* Work to be completed: Repeat the listing that follows, character for character, minus the pictures.

[START]

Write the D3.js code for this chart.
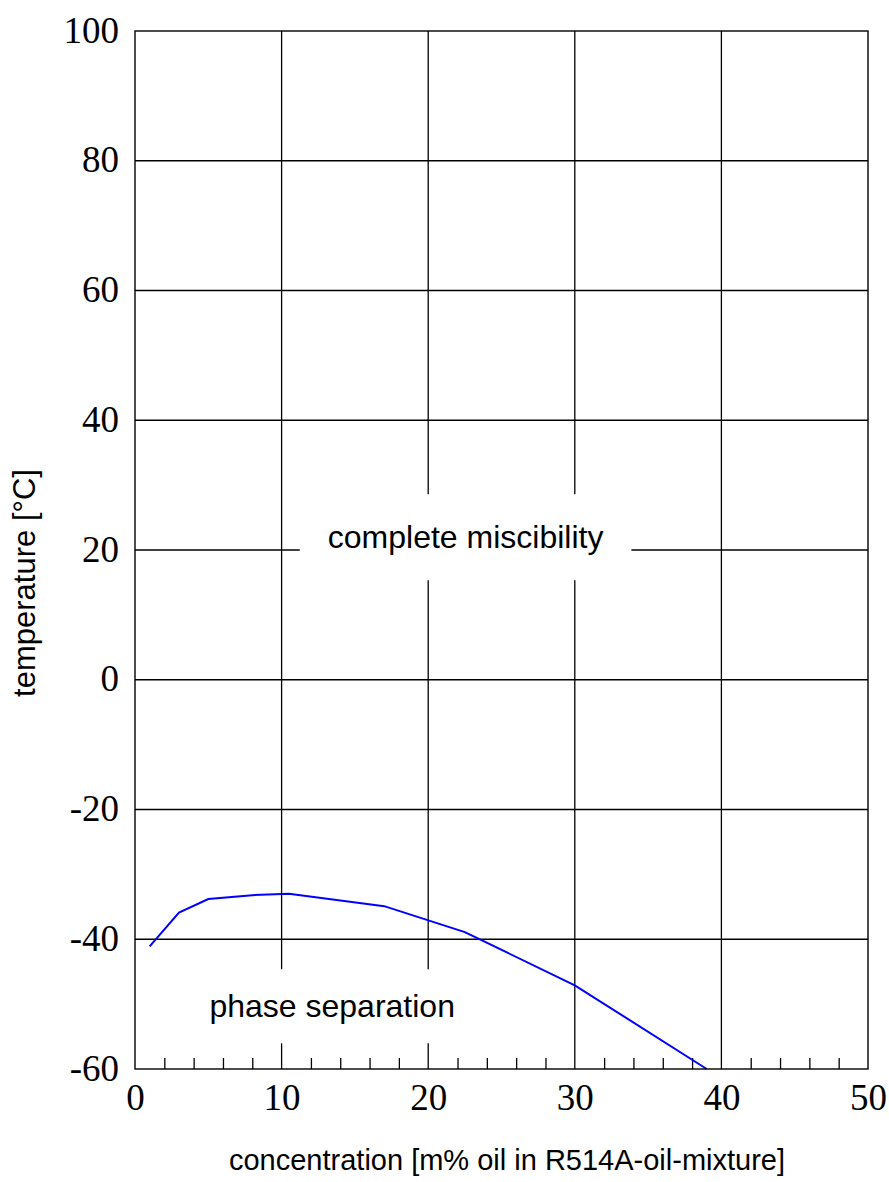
<!DOCTYPE html>
<html><head><meta charset="utf-8">
<script src="https://cdn.jsdelivr.net/npm/d3@7"></script>
<style>body{margin:0;background:#fff}</style>
</head><body>
<svg id="c" width="889" height="1182"></svg>
<script>
// data
const concentration = [1, 3, 5, 8, 10.5, 17, 22.5, 30, 39];
const temperature   = [-41.1, -35.9, -33.8, -33.2, -33.0, -34.9, -38.9, -47.1, -60];
const xTicks = [0, 10, 20, 30, 40, 50];
const xMinorTicks = [2,4,6,8,12,14,16,18,22,24,26,28,32,34,36,38,42,44,46,48];
const yTicks = [-60, -40, -20, 0, 20, 40, 60, 80, 100];
const regionLabels = ["complete miscibility", "phase separation"];
const regionLabelX = [22.55, 13.45];
const regionLabelY = [22.0, -50.3];
const xTitle = "concentration [m% oil in R514A-oil-mixture]";
const yTitle = "temperature [°C]";

const W = 889, H = 1182;
const m = {left:135, right:21, top:31, bottom:113};
const svg = d3.select("#c");
const x = d3.scaleLinear().domain([0,50]).range([m.left, W - m.right]);
const y = d3.scaleLinear().domain([-60,100]).range([H - m.bottom, m.top]);

const serif = "'Liberation Serif','Times New Roman',serif";
const sans = "'Liberation Sans',Arial,sans-serif";
const fmt = d => String(d);

// gridlines
svg.append("g").selectAll("line").data(yTicks.slice(1,-1)).join("line")
  .attr("x1", x(0)).attr("x2", x(50)).attr("y1", d=>y(d)).attr("y2", d=>y(d))
  .attr("stroke","#000").attr("stroke-width",1.3);
svg.append("g").selectAll("line").data(xTicks.slice(1,-1)).join("line")
  .attr("y1", y(-60)).attr("y2", y(100)).attr("x1", d=>x(d)).attr("x2", d=>x(d))
  .attr("stroke","#000").attr("stroke-width",1.3);

// minor ticks
const minor = svg.append("g").attr("transform", `translate(0,${y(-60)})`)
  .call(d3.axisBottom(x).tickValues(xMinorTicks).tickSize(-11).tickFormat(""));
minor.select(".domain").remove();
minor.selectAll("line").attr("stroke","#000").attr("stroke-width",1.3);

// region labels with white boxes
const lab = svg.append("g");
regionLabels.forEach((t,i)=>{
  const g = lab.append("g");
  const txt = g.append("text").attr("x", x(regionLabelX[i])).attr("y", y(regionLabelY[i]))
    .attr("text-anchor","middle").attr("dy","0.35em")
    .attr("font-family", sans).attr("font-size", 32).attr("fill","#000").text(t);
  const b = txt.node().getBBox();
  const px = 28, py = i===0 ? 25 : 19;
  g.insert("rect","text").attr("x", b.x-px).attr("y", b.y-py)
    .attr("width", b.width+2*px).attr("height", b.height+2*py).attr("fill","#fff");
});

// curve
svg.append("path")
  .datum(concentration.map((c,i)=>[c, temperature[i]]))
  .attr("fill","none").attr("stroke","#0000ff").attr("stroke-width",2)
  .attr("d", d3.line().x(d=>x(d[0])).y(d=>y(d[1])));

// frame
svg.append("rect").attr("x", x(0)).attr("y", y(100))
  .attr("width", x(50)-x(0)).attr("height", y(-60)-y(100))
  .attr("fill","none").attr("stroke","#000").attr("stroke-width",1.4);

// x axis labels
const xa = svg.append("g").attr("transform", `translate(0,${y(-60)})`)
  .call(d3.axisBottom(x).tickValues(xTicks).tickSize(0).tickPadding(15).tickFormat(fmt));
xa.select(".domain").remove();
xa.selectAll("text").attr("font-family", serif).attr("font-size", 37).attr("fill","#000");

// y axis labels
const ya = svg.append("g").attr("transform", `translate(${x(0)},0)`)
  .call(d3.axisLeft(y).tickValues(yTicks).tickSize(0).tickPadding(16).tickFormat(fmt));
ya.select(".domain").remove();
ya.selectAll("text").attr("font-family", serif).attr("font-size", 37).attr("fill","#000").attr("dy","0.3em");

// titles
svg.append("text").attr("x", 507).attr("y", 1170).attr("text-anchor","middle")
  .attr("font-family", sans).attr("font-size", 29).attr("fill","#000").text(xTitle);
svg.append("text").attr("transform","translate(35,583) rotate(-90)").attr("text-anchor","middle")
  .attr("font-family", sans).attr("font-size", 31).attr("fill","#000").text(yTitle);
</script>
</body></html>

[END]

* Exercise answer:
Write the D3.js code for this chart.
<!DOCTYPE html>
<html><head><meta charset="utf-8">
<script src="https://cdn.jsdelivr.net/npm/d3@7"></script>
<style>body{margin:0;background:#fff}</style>
</head><body>
<svg id="c" width="889" height="1182"></svg>
<script>
// data
const concentration = [1, 3, 5, 8, 10.5, 17, 22.5, 30, 39];
const temperature   = [-41.1, -35.9, -33.8, -33.2, -33.0, -34.9, -38.9, -47.1, -60];
const xTicks = [0, 10, 20, 30, 40, 50];
const xMinorTicks = [2,4,6,8,12,14,16,18,22,24,26,28,32,34,36,38,42,44,46,48];
const yTicks = [-60, -40, -20, 0, 20, 40, 60, 80, 100];
const regionLabels = ["complete miscibility", "phase separation"];
const regionLabelX = [22.55, 13.45];
const regionLabelY = [22.0, -50.3];
const xTitle = "concentration [m% oil in R514A-oil-mixture]";
const yTitle = "temperature [°C]";

const W = 889, H = 1182;
const m = {left:135, right:21, top:31, bottom:113};
const svg = d3.select("#c");
const x = d3.scaleLinear().domain([0,50]).range([m.left, W - m.right]);
const y = d3.scaleLinear().domain([-60,100]).range([H - m.bottom, m.top]);

const serif = "'Liberation Serif','Times New Roman',serif";
const sans = "'Liberation Sans',Arial,sans-serif";
const fmt = d => String(d);

// gridlines
svg.append("g").selectAll("line").data(yTicks.slice(1,-1)).join("line")
  .attr("x1", x(0)).attr("x2", x(50)).attr("y1", d=>y(d)).attr("y2", d=>y(d))
  .attr("stroke","#000").attr("stroke-width",1.3);
svg.append("g").selectAll("line").data(xTicks.slice(1,-1)).join("line")
  .attr("y1", y(-60)).attr("y2", y(100)).attr("x1", d=>x(d)).attr("x2", d=>x(d))
  .attr("stroke","#000").attr("stroke-width",1.3);

// minor ticks
const minor = svg.append("g").attr("transform", `translate(0,${y(-60)})`)
  .call(d3.axisBottom(x).tickValues(xMinorTicks).tickSize(-11).tickFormat(""));
minor.select(".domain").remove();
minor.selectAll("line").attr("stroke","#000").attr("stroke-width",1.3);

// region labels with white boxes
const lab = svg.append("g");
regionLabels.forEach((t,i)=>{
  const g = lab.append("g");
  const txt = g.append("text").attr("x", x(regionLabelX[i])).attr("y", y(regionLabelY[i]))
    .attr("text-anchor","middle").attr("dy","0.35em")
    .attr("font-family", sans).attr("font-size", 32).attr("fill","#000").text(t);
  const b = txt.node().getBBox();
  const px = 28, py = i===0 ? 25 : 19;
  g.insert("rect","text").attr("x", b.x-px).attr("y", b.y-py)
    .attr("width", b.width+2*px).attr("height", b.height+2*py).attr("fill","#fff");
});

// curve
svg.append("path")
  .datum(concentration.map((c,i)=>[c, temperature[i]]))
  .attr("fill","none").attr("stroke","#0000ff").attr("stroke-width",2)
  .attr("d", d3.line().x(d=>x(d[0])).y(d=>y(d[1])));

// frame
svg.append("rect").attr("x", x(0)).attr("y", y(100))
  .attr("width", x(50)-x(0)).attr("height", y(-60)-y(100))
  .attr("fill","none").attr("stroke","#000").attr("stroke-width",1.4);

// x axis labels
const xa = svg.append("g").attr("transform", `translate(0,${y(-60)})`)
  .call(d3.axisBottom(x).tickValues(xTicks).tickSize(0).tickPadding(15).tickFormat(fmt));
xa.select(".domain").remove();
xa.selectAll("text").attr("font-family", serif).attr("font-size", 37).attr("fill","#000");

// y axis labels
const ya = svg.append("g").attr("transform", `translate(${x(0)},0)`)
  .call(d3.axisLeft(y).tickValues(yTicks).tickSize(0).tickPadding(16).tickFormat(fmt));
ya.select(".domain").remove();
ya.selectAll("text").attr("font-family", serif).attr("font-size", 37).attr("fill","#000").attr("dy","0.3em");

// titles
svg.append("text").attr("x", 507).attr("y", 1170).attr("text-anchor","middle")
  .attr("font-family", sans).attr("font-size", 29).attr("fill","#000").text(xTitle);
svg.append("text").attr("transform","translate(35,583) rotate(-90)").attr("text-anchor","middle")
  .attr("font-family", sans).attr("font-size", 31).attr("fill","#000").text(yTitle);
</script>
</body></html>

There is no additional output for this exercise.